Por el contrario, cuando lo que se produce es un acoplamiento tan perfecto que no queda clavija alguna suelta, entonces parece que el sistema modal en cuestión se acerca a la extinción o mejor dicho a la más completa y aburrida esterilidad. Se hace difícil evitar pensar en Suiza, las sociedades escandinavas o en Disneylandia –ya que estamos- al hablar de estos hiperacoplamientos donde todo sucede para que nada suceda. De aquí la mala fama, en general, de la felicidad, de cierta felicidad un tanto ñoña que se obtiene a base de cegar las grietas, los desacoplamientos que –en última instancia- nos permiten ser instituyentes.
De eso se trata precisamente. Tampoco se trata de convertirnos todos en existencialistas o cowboys desacoplados galopando solitarios por el desierto. La medida en que cualquier desacoplamiento resulta fértil es la medida en que nos permite desplegar nuestras potencias instituyentes, nuestra capacidad para organizar nuestro entorno y nuestras vidas con la máxima autonomía. Y ahí te quiero ver.

….



Concluir sin cerrar.

Lo fácil tanto si uno se mueve por Hollywood o si frecuenta las reuniones informales de la Internacional Situacionista, es objetivar la monstruosidad experiencial en el Espectáculo o en Matrix,cada cual a su gusto y seguir esperando figuras mesiánicas –ya sean Keanu Reeves o Guy Debord- que vengan a desconectar la máquina y así nos liberen de una vez para siempre del mal… Pero ¿quien cree aun en Keanu Debord?
¿Qué máquina hay que desconectar, de quien hay que huir cuando sucede, como es característico en la monstruosidad experiencial, que el asustador y el asustado son uno y el mismo?
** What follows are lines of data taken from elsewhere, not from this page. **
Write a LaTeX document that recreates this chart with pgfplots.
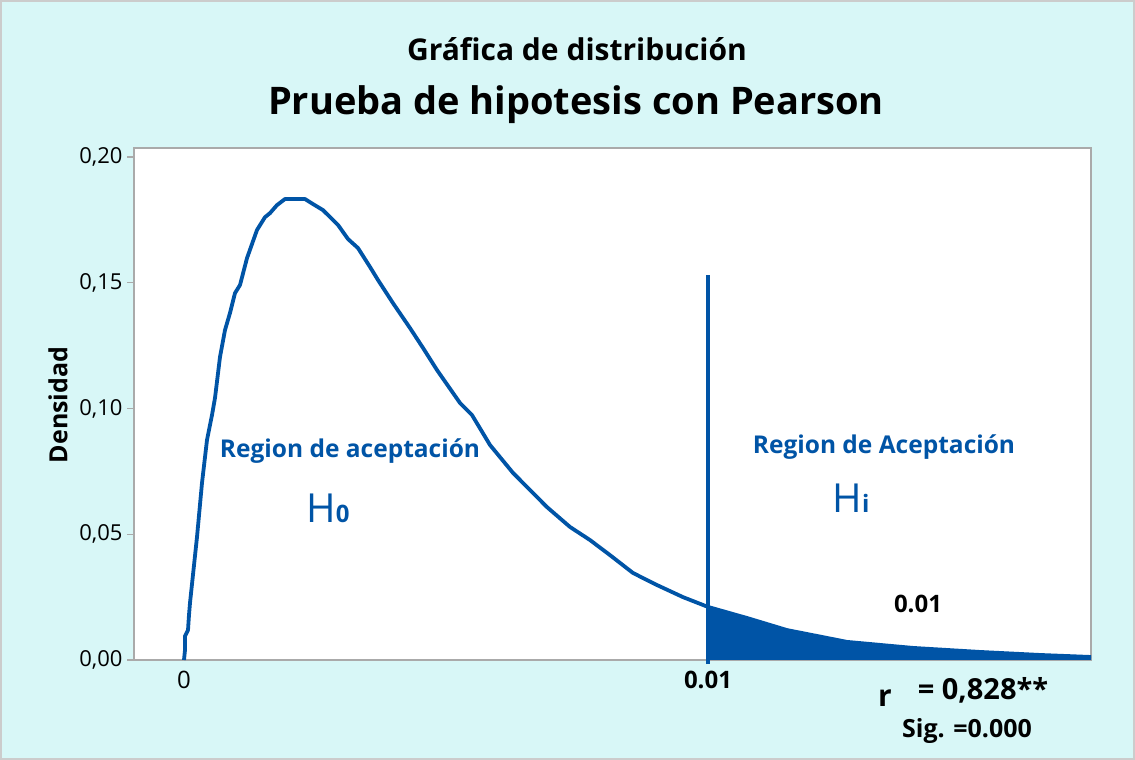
\documentclass[border=0pt]{standalone}
\usepackage{fontspec}
\setmainfont{Open Sans}
\usepackage{pgfplots}
\pgfplotsset{compat=1.18}
\definecolor{bgc}{RGB}{216,247,247}
\definecolor{curve}{RGB}{0,84,166}
\definecolor{frame}{RGB}{170,170,170}
\begin{document}
\begin{tikzpicture}
\fill[bgc] (0pt,0pt) rectangle (1135pt,760pt);
\draw[frame!60, line width=1.5pt] (1pt,1pt) rectangle (1134pt,759pt);
\begin{axis}[
  at={(134pt,100pt)}, anchor=south west,
  width=957pt, height=512pt, scale only axis,
  xmin=-1.0, xmax=18.14, ymin=0, ymax=0.2036,
  axis background/.style={fill=white},
  axis line style={draw=frame, line width=1.2pt},
  xtick={0,10.48}, xticklabels={0,\textbf{0.01}},
  ytick={0,0.05,0.10,0.15,0.20},
  yticklabels={{0,00},{0,05},{0,10},{0,15},{0,20}},
  x tick style={draw=none},
  y tick style={draw=frame, line width=1.2pt},
  major tick length=7pt,
  tick align=outside,
  xtick pos=bottom, ytick pos=left,
  yticklabel style={font=\fontsize{22}{26}\selectfont, xshift=-1pt},
  xticklabel style={font=\fontsize{24}{28}\selectfont, yshift=-1pt},
  clip=false,
]
\addplot[draw=none, fill=curve] coordinates {
(10.48,0) (10.48,0.0211) (11.26,0.0167) (12.06,0.0119) (13.26,0.0072) (14.58,0.0048) (15.92,0.0032) (17.12,0.0020) (18.14,0.0012) (18.14,0)
} --cycle;
\addplot[curve, line width=3.8pt, line join=round] coordinates {
(0,0) (0.02,0.0040) (0.02,0.0095) (0.08,0.0119) (0.10,0.0179) (0.12,0.0227)
(0.26,0.0489) (0.36,0.0704) (0.46,0.0875) (0.56,0.0974) (0.62,0.1042)
(0.72,0.1205) (0.82,0.1312) (0.92,0.1380) (1.02,0.1459) (1.12,0.1491)
(1.26,0.1598) (1.46,0.1710) (1.62,0.1761) (1.72,0.1777) (1.86,0.1809)
(2.02,0.1833) (2.42,0.1833) (2.58,0.1813) (2.78,0.1789) (3.08,0.1730)
(3.28,0.1674) (3.48,0.1638) (3.72,0.1563) (3.88,0.1511) (4.18,0.1419)
(4.52,0.1320) (4.78,0.1241) (5.06,0.1153) (5.52,0.1022) (5.76,0.0974)
(6.12,0.0855) (6.58,0.0744) (6.86,0.0688) (7.26,0.0608) (7.72,0.0529)
(8.12,0.0477) (8.52,0.0417) (8.98,0.0346) (9.46,0.0298) (9.98,0.0250)
(10.48,0.0211) (11.26,0.0167) (12.06,0.0119) (13.26,0.0072) (14.58,0.0048)
(15.92,0.0032) (17.12,0.0020) (18.14,0.0012)
};
\addplot[curve, line width=3.8pt] coordinates {(10.48,-0.0016) (10.48,0.1531)};
\end{axis}
\node at (577pt,711pt) {\fontsize{30}{36}\selectfont\bfseries Gráfica de distribución};
\node at (576pt,655pt) {\fontsize{38}{45}\selectfont\bfseries Prueba de hipotesis con Pearson};
\node[rotate=90] at (58pt,355pt) {\fontsize{25}{30}\selectfont\bfseries Densidad};
\node[text=curve] at (350pt,309pt) {\fontsize{24.5}{29}\selectfont\bfseries Region de aceptación};
\node[text=curve] at (884pt,313pt) {\fontsize{24.5}{29}\selectfont\bfseries Region de Aceptación};
\node[text=curve] at (328pt,252pt) {\fontsize{40}{46}\selectfont H\fontsize{24}{28}\selectfont\bfseries 0};
\node[text=curve] at (851pt,262pt) {\fontsize{40}{46}\selectfont H\fontsize{24}{28}\selectfont\bfseries i};
\node at (918pt,156pt) {\fontsize{24}{28}\selectfont\bfseries 0.01};
\node at (885pt,62pt) {\fontsize{30}{36}\selectfont\bfseries r};
\node at (983pt,70pt) {\fontsize{29}{34}\selectfont\bfseries = 0,828**};
\node at (967pt,29pt) {\fontsize{25}{30}\selectfont\bfseries Sig. =0.000};
\end{tikzpicture}
\end{document}
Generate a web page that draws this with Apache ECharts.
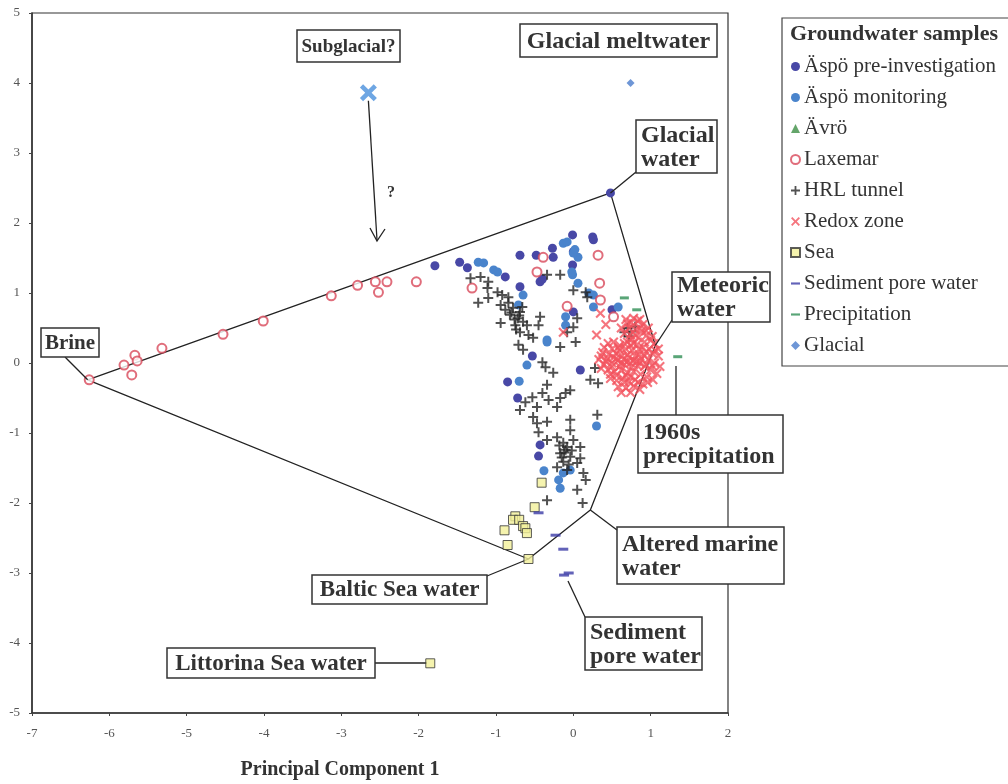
<!DOCTYPE html>
<html><head><meta charset="utf-8">
<script src="https://cdn.jsdelivr.net/npm/echarts@6/dist/echarts.min.js"></script>
<style>html,body{margin:0;padding:0;background:#fff}#c{width:1008px;height:784px}</style>
</head><body><div id="c"></div>
<script>
// ---------- DATA (PC1 vs PC2) ----------
const xTicks = [-7,-6,-5,-4,-3,-2,-1,0,1,2];
const yTicks = [-5,-4,-3,-2,-1,0,1,2,3,4,5];

const aspoPre = [[-1.79,1.39],[-1.47,1.44],[-1.37,1.36],[-0.69,1.54],[-0.48,1.54],[-0.27,1.64],[-0.01,1.83],[0.25,1.8],
 [0.0,1.59],[-0.26,1.51],[-0.88,1.23],[-0.43,1.16],[-0.01,1.4],[-0.69,1.09],[0.0,0.73],[-0.53,0.1],[-0.85,-0.27],
 [0.09,-0.1],[-0.72,-0.5],[-0.43,-1.17],[-0.45,-1.33],[0.48,2.43],[0.5,0.76],[-0.4,1.2],[0.26,1.76]];
const aspoMon = [[-1.23,1.44],[-1.16,1.43],[-1.03,1.33],[-0.98,1.3],[-0.13,1.71],[-0.08,1.73],[0.06,1.51],[0.0,1.57],
 [-0.01,1.26],[0.06,1.14],[0.26,0.97],[0.26,0.8],[-0.65,0.97],[-0.71,0.83],[-0.1,0.66],[-0.1,0.54],[-0.34,0.33],
 [0.58,0.8],[-0.34,0.3],[-0.6,-0.03],[-0.7,-0.26],[0.3,-0.9],[-0.38,-1.54],[-0.19,-1.67],[-0.17,-1.79],[-0.13,-1.57],
 [-0.04,-1.53],[0.02,1.62],[-0.02,1.3],[0.2,1.0]];
const avro = [];
const laxemar = [[-6.26,-0.24],[-5.81,-0.03],[-5.67,0.11],[-5.64,0.03],[-5.71,-0.17],[-5.32,0.21],[-4.53,0.41],
 [-4.01,0.6],[-3.13,0.96],[-2.79,1.11],[-2.56,1.16],[-2.52,1.01],[-2.41,1.16],[-2.03,1.16],[-1.31,1.07],[-0.47,1.3],
 [-0.39,1.51],[0.34,1.14],[-0.08,0.81],[0.35,0.9],[0.32,1.54],[0.52,0.66]];
const hrl = [[-1.33,1.21],[-1.2,1.23],[-1.1,1.16],[-1.11,1.07],[-0.98,1.01],[-0.92,0.97],[-0.84,0.94],[-1.23,0.86],
 [-1.1,0.93],[-0.94,0.83],[-0.84,0.86],[-0.78,0.79],[-0.82,0.69],[-0.72,0.64],[-0.69,0.73],[-0.65,0.59],[-0.75,0.54],
 [-0.6,0.54],[-0.94,0.57],[-0.69,0.44],[-0.43,0.66],[-0.45,0.54],[-0.34,1.26],[-0.17,1.26],[0.0,1.04],[0.16,1.01],
 [0.18,0.94],[0.05,0.64],[0.0,0.51],[-0.08,0.44],[-0.71,0.26],[-0.65,0.19],[-0.52,0.36],[-0.17,0.23],[0.03,0.3],
 [-0.4,0.01],[-0.36,-0.06],[-0.26,-0.14],[0.28,-0.07],[0.22,-0.24],[0.32,-0.29],[-0.04,-0.39],[-0.1,-0.43],
 [-0.34,-0.31],[-0.4,-0.43],[-0.53,-0.49],[-0.62,-0.56],[-0.69,-0.67],[-0.32,-0.53],[-0.21,-0.63],[-0.17,-0.5],
 [-0.47,-0.63],[-0.52,-0.77],[-0.47,-0.86],[-0.34,-0.84],[-0.04,-0.81],[0.31,-0.74],[-0.45,-0.99],[-0.34,-1.1],
 [-0.21,-1.06],[-0.13,-1.14],[-0.04,-0.96],[0.0,-1.1],[0.09,-1.2],[-0.17,-1.29],[-0.1,-1.24],[-0.04,-1.34],
 [-0.13,-1.41],[-0.21,-1.49],[0.05,-1.43],[0.13,-1.57],[-0.08,-1.53],[0.16,-1.67],[0.05,-1.81],[-0.34,-1.96],
 [0.12,-2.0],[0.09,-1.36],[-0.08,-1.2],[-0.15,-1.35],[-0.06,-1.45],[-0.12,-1.28],[-0.02,-1.25],[-0.18,-1.18],
 [-0.76,0.62],[-0.8,0.72],[-0.7,0.68],[-0.74,0.48],[-0.66,0.8],[-0.88,0.76],[-0.58,0.4],
 [0.7,0.5],[0.75,0.45],[0.8,0.52],[0.72,0.38],[0.66,0.44]];
const redox = [[0.68,0.62],[0.75,0.58],[0.83,0.6],[0.9,0.55],[0.97,0.5],[0.72,0.5],[0.8,0.48],[0.88,0.45],[0.95,0.4],
 [1.02,0.38],[0.66,0.42],[0.74,0.4],[0.84,0.36],[0.92,0.3],[1.05,0.28],[0.7,0.3],[0.78,0.28],[0.62,0.5],
 [0.45,0.28],[0.52,0.3],[0.6,0.25],[0.68,0.2],[0.76,0.18],[0.85,0.2],[0.94,0.16],[1.02,0.14],[1.1,0.1],
 [0.38,0.15],[0.46,0.12],[0.55,0.14],[0.63,0.1],[0.72,0.08],[0.8,0.1],[0.88,0.06],[0.97,0.05],[1.05,0.0],
 [0.33,0.05],[0.42,0.02],[0.5,0.0],[0.58,0.04],[0.66,-0.02],[0.74,0.0],[0.83,-0.04],[0.92,-0.05],[1.0,-0.1],[1.08,-0.15],
 [0.36,-0.08],[0.45,-0.1],[0.53,-0.12],[0.62,-0.1],[0.7,-0.14],[0.78,-0.12],[0.87,-0.16],[0.95,-0.2],[1.03,-0.24],
 [0.48,-0.22],[0.56,-0.25],[0.64,-0.22],[0.72,-0.27],[0.8,-0.24],[0.9,-0.3],
 [0.58,-0.34],[0.68,-0.36],[0.78,-0.33],[0.86,-0.38],
 [0.6,0.18],[0.7,0.12],[0.55,0.06],[0.65,0.05],[0.75,-0.06],[0.85,0.12],[0.5,-0.05],[0.6,-0.05],[0.68,-0.18],
 [0.82,0.02],[0.92,0.1],[-0.13,0.44],[0.35,0.71],[0.42,0.55],[0.3,0.4],
 [0.4,0.22],[0.5,0.2],[0.58,0.22],[0.66,0.28],[0.74,0.25],[0.82,0.26],[0.9,0.22],[0.98,0.2],[1.06,0.18],
 [0.36,0.1],[0.44,0.06],[0.52,0.08],[0.62,0.0],[0.7,0.02],[0.78,0.04],[0.86,0.0],[0.94,-0.02],[1.02,-0.04],
 [0.4,-0.02],[0.48,-0.16],[0.56,-0.18],[0.66,-0.28],[0.74,-0.2],[0.84,-0.28],[0.96,-0.28],[0.62,-0.42],[0.74,-0.42],
 [0.8,0.4],[0.86,0.5],[0.94,0.46],[1.0,0.32],[0.76,0.34],[0.7,0.56],[0.78,0.64],[0.86,0.62],[1.12,-0.05],[1.1,0.2]];
const sea = [[-0.41,-1.71],[-0.5,-2.06],[-0.75,-2.19],[-0.78,-2.24],[-0.7,-2.24],[-0.65,-2.33],[-0.62,-2.36],
 [-0.6,-2.43],[-0.89,-2.39],[-0.85,-2.6],[-0.58,-2.8],[-1.85,-4.29]];
const sediment = [[-0.45,-2.14],[-0.23,-2.46],[-0.13,-2.66],[-0.12,-3.03],[-0.06,-3.0]];
const precipitation = [[0.66,0.93],[0.82,0.76],[1.35,0.09]];
const glacial = [[0.74,4.0]];
const subglacial = [[-2.65,3.86]];

// end-member mixing polygon vertices
const endMemberNames = ['Brine','Glacial water','Meteoric water','Altered marine water','Baltic Sea water'];
const endMemberCoords = [[-6.28,-0.24],[0.48,2.43],[1.06,0.25],[0.22,-2.1],[-0.58,-2.8]];

// ---------- STYLE / LAYOUT ----------
const SERIF = '"Liberation Serif","DejaVu Serif",serif';
const plusPath = 'path://M4,0 L6,0 L6,4 L10,4 L10,6 L6,6 L6,10 L4,10 L4,6 L0,6 L0,4 L4,4 Z';
const xPath = 'path://M0,1.5 L1.5,0 L5,3.5 L8.5,0 L10,1.5 L6.5,5 L10,8.5 L8.5,10 L5,6.5 L1.5,10 L0,8.5 L3.5,5 Z';
const dashPath = 'path://M0,0 L10,0 L10,2.4 L0,2.4 Z';
const bigX = 'path://M3,0 L8,5 L13,0 L16,3 L11,8 L16,13 L13,16 L8,11 L3,16 L0,13 L5,8 L0,3 Z';

const polygon = endMemberCoords.concat([endMemberCoords[0]]);

const option = {
  animation:false,
  backgroundColor:'#fff',
  grid:{left:32,right:280,top:13,bottom:71,show:true,borderColor:'#333',borderWidth:1.2,backgroundColor:'transparent'},
  xAxis:{type:'value',min:xTicks[0],max:xTicks[xTicks.length-1],interval:1,
    axisLine:{onZero:false,lineStyle:{color:'#333',width:1.5}},
    axisTick:{show:true,length:3,lineStyle:{color:'#444'}},
    splitLine:{show:false},
    axisLabel:{margin:14,color:'#555',fontFamily:SERIF,fontSize:13}},
  yAxis:{type:'value',min:yTicks[0],max:yTicks[yTicks.length-1],interval:1,
    axisLine:{onZero:false,lineStyle:{color:'#333',width:1.5}},
    axisTick:{show:true,length:3,lineStyle:{color:'#444'}},
    splitLine:{show:false},
    axisLabel:{margin:12,color:'#555',fontFamily:SERIF,fontSize:13}},
  legend:{orient:'vertical',left:785,top:51,itemWidth:9,itemHeight:9,itemGap:10,
    textStyle:{fontFamily:SERIF,fontSize:21,color:'#333',lineHeight:18,padding:[0,0,0,-1]},
    data:[
      {name:'Äspö pre-investigation'},{name:'Äspö monitoring'},{name:'Ävrö'},{name:'Laxemar'},
      {name:'HRL tunnel'},{name:'Redox zone'},{name:'Sea'},{name:'Sediment pore water',icon:dashPath},
      {name:'Precipitation',icon:dashPath},{name:'Glacial'}]},
  series:[
    {type:'line',name:'polygon',data:polygon,showSymbol:false,silent:true,z:1,
     lineStyle:{color:'#222',width:1.3}},
    {type:'scatter',name:'Äspö pre-investigation',data:aspoPre,symbol:'circle',symbolSize:9,
     itemStyle:{color:'#4848a6',opacity:1},z:3},
    {type:'scatter',name:'Äspö monitoring',data:aspoMon,symbol:'circle',symbolSize:9,
     itemStyle:{color:'#4a84cc',opacity:1},z:3},
    {type:'scatter',name:'Ävrö',data:avro,symbol:'triangle',symbolSize:9,itemStyle:{color:'#3d8f45'},z:3},
    {type:'scatter',name:'Laxemar',data:laxemar,symbol:'emptyCircle',symbolSize:9,
     itemStyle:{color:'#d8485a',borderWidth:1.2},z:3},
    {type:'scatter',name:'HRL tunnel',data:hrl,symbol:plusPath,symbolSize:10,itemStyle:{color:'#262626'},z:4},
    {type:'scatter',name:'Redox zone',data:redox,symbol:xPath,symbolSize:10,itemStyle:{color:'#f2525e'},z:4},
    {type:'scatter',name:'Sea',data:sea,symbol:'rect',symbolSize:9,
     itemStyle:{color:'#f2f09a',borderColor:'#333',borderWidth:1},z:5},
    {type:'scatter',name:'Sediment pore water',data:sediment,symbol:dashPath,symbolSize:[10,3],
     itemStyle:{color:'#3b3ba6'},z:5},
    {type:'scatter',name:'Precipitation',data:precipitation,symbol:dashPath,symbolSize:[9,3],
     itemStyle:{color:'#2f8f55'},z:5},
    {type:'scatter',name:'Glacial',data:glacial,symbol:'diamond',symbolSize:8,itemStyle:{color:'#4a7ccc'},z:5},
    {type:'scatter',name:'Subglacial',data:subglacial,symbol:bigX,symbolSize:17,itemStyle:{color:'#4a90dc'},z:5}
  ]
};

const chart = echarts.init(document.getElementById('c'));
chart.setOption(option);
const toPx = p => chart.convertToPixel({gridIndex:0}, p);
const vertexPx = name => toPx(endMemberCoords[endMemberNames.indexOf(name)]);

// annotation boxes (layout in pixels)
const boxes = [
  {text:'Subglacial?', x:297, y:30, w:103, h:32, align:'center', fs:19},
  {text:'Glacial meltwater', x:520, y:24, w:197, h:33, align:'center', fs:24},
  {text:'Glacial\nwater', x:636, y:120, w:81, h:53, target:'Glacial water', from:[636,172], fs:24},
  {text:'Meteoric\nwater', x:672, y:272, w:98, h:50, target:'Meteoric water', from:[672,320], fs:24},
  {text:'Brine', x:41, y:328, w:58, h:29, align:'center', target:'Brine', from:[65,357], fs:21},
  {text:'1960s\nprecipitation', x:638, y:415, w:145, h:58, fs:24},
  {text:'Altered marine\nwater', x:617, y:527, w:167, h:57, target:'Altered marine water', from:[617,530], fs:24},
  {text:'Baltic Sea water', x:312, y:575, w:175, h:29, align:'center', target:'Baltic Sea water', from:[487,576], fs:23},
  {text:'Sediment\npore water', x:585, y:617, w:117, h:53, fs:24},
  {text:'Littorina Sea water', x:167, y:648, w:208, h:30, align:'center', fs:23}
];
const extraLines = [
  [[676,366],[676,415]],
  [[568,581],[585,617]],
  [[375,663],[427,663]]
];

const g = [];
// legend frame + title
g.push({type:'rect',shape:{x:782,y:18,width:240,height:348},style:{fill:'#fff',stroke:'#444',lineWidth:1.2},z:0});
g.push({type:'text',style:{text:'Groundwater samples',x:790,y:34,font:'bold 22px '+SERIF,fill:'#333',verticalAlign:'middle'},z:10});
boxes.forEach(b=>{
  if(b.target){
    const v = vertexPx(b.target);
    g.push({type:'line',shape:{x1:b.from[0],y1:b.from[1],x2:v[0],y2:v[1]},style:{stroke:'#222',lineWidth:1.3},z:5});
  }
  g.push({type:'rect',shape:{x:b.x,y:b.y,width:b.w,height:b.h},style:{fill:'#fff',stroke:'#333',lineWidth:1.5},z:20});
  const center = b.align==='center';
  g.push({type:'text',style:{text:b.text,x:center?b.x+b.w/2:b.x+5,y:b.y+b.h/2+1,
    font:'bold '+b.fs+'px '+SERIF,fill:'#333',align:center?'center':'left',verticalAlign:'middle',lineHeight:24},z:21});
});
extraLines.forEach(l=>{
  g.push({type:'line',shape:{x1:l[0][0],y1:l[0][1],x2:l[1][0],y2:l[1][1]},style:{stroke:'#222',lineWidth:1.3},z:5});
});
// subglacial arrow
const s = toPx(subglacial[0]);
g.push({type:'line',shape:{x1:s[0],y1:s[1]+8,x2:377,y2:240},style:{stroke:'#222',lineWidth:1.3},z:5});
g.push({type:'polyline',shape:{points:[[370,228],[377,241],[385,229]]},style:{stroke:'#222',lineWidth:1.3,fill:null},z:5});
g.push({type:'text',style:{text:'?',x:391,y:193,font:'bold 16px '+SERIF,fill:'#333',align:'center',verticalAlign:'middle'},z:5});
// x axis title
g.push({type:'text',style:{text:'Principal Component 1',x:340,y:770,font:'bold 20px '+SERIF,fill:'#333',align:'center',verticalAlign:'middle'},z:5});
chart.setOption({graphic:{elements:g}});
</script>
</body></html>
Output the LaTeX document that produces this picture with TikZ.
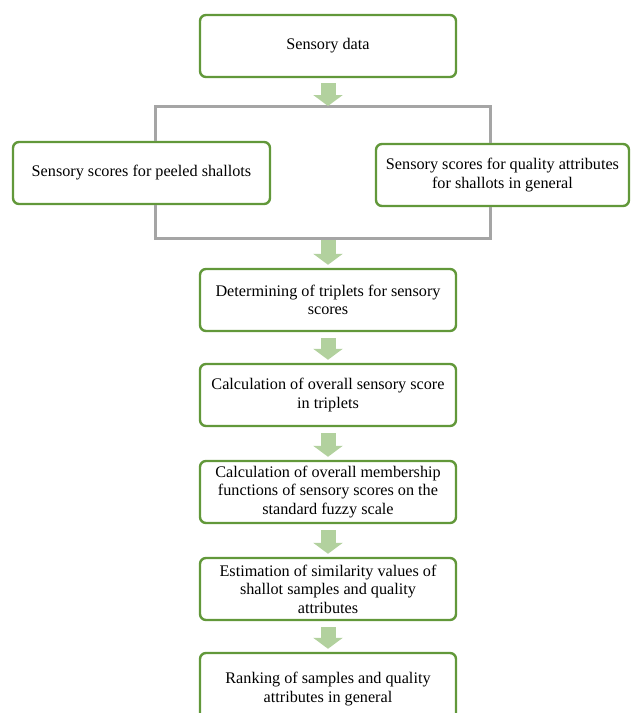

Cuando sucede ya no que el monstruo surja de nosotros mismos, como era el caso con la monstruosidad endógena, sino cuando el monstruo es nosotros mismos.
¿Cómo vivir cuando no sabemos si en verdad estamos vivos o no somos más que un fragmento de algo que alguna vez ha estado vivo pero que ahora se encuentra sometido, según todas las evidencias, a un sistema de producción donde la generatividad está tan prevista y pre-dicha como la producción mecánica de efectos?
¿Cual es la operación que ejecuta Segismundo, al cabo nuestro referente en esto de la monstruosidad experiencial, para superar la paradoja de la experiencia que no constituye experiencia?
Ante la ausencia de certezas de orden metafísico, Segismundo transforma el problema ontológico en un problema epistemológico. Segismundo se hace kantiano, que es tanto como decir que se convierte en moderno e ilustrado. Es decir, adopta una serie de imperativos de organización del conocimiento y la acción que decide aplicar con independencia de que esté despierto o soñando. ¿Es ese el único camino que le queda a los fragmentados? ¿Una especie de palos de ciego metódicamente administrados?. Lo que nos queda por saber es si el ciego, por ser metódico es menos ciego o si con ello empieza a conformar un sentido o una sensibilidad diferente, la del que sabiéndose fragmentado inicia lenta y tentativamente la recuperación de su dignidad posible.
Ese es el camino que nos ofrecen todos los monstruos de la fragmentación, desde la Criatura de Frankenstein a los bibliófilos disidentes de Fahrenheit 451 o los fragmentados y magnetizados habitantes del barrio basura de “Be kind, rewind”, cuando deciden mudarse a las enormes llanuras de Sudamerica , escaparse a los bosques a musitar en voz baja una y otra vez los libros que han aprendido de memoria, o deciden empezar a hacer su propio relato en vez de seguir haciendo componendas, bricolages con las cintas borradas, los trastos del desguace y los no menos ruinosos restos de su memoria .
Ese parece ser también el geométrico camino que siguieron Spinoza o Descartes y que cabrá estudiar en una Teoría de las Formas, un organon a la vez lógico, epistemológico y conductual. Una estética modal.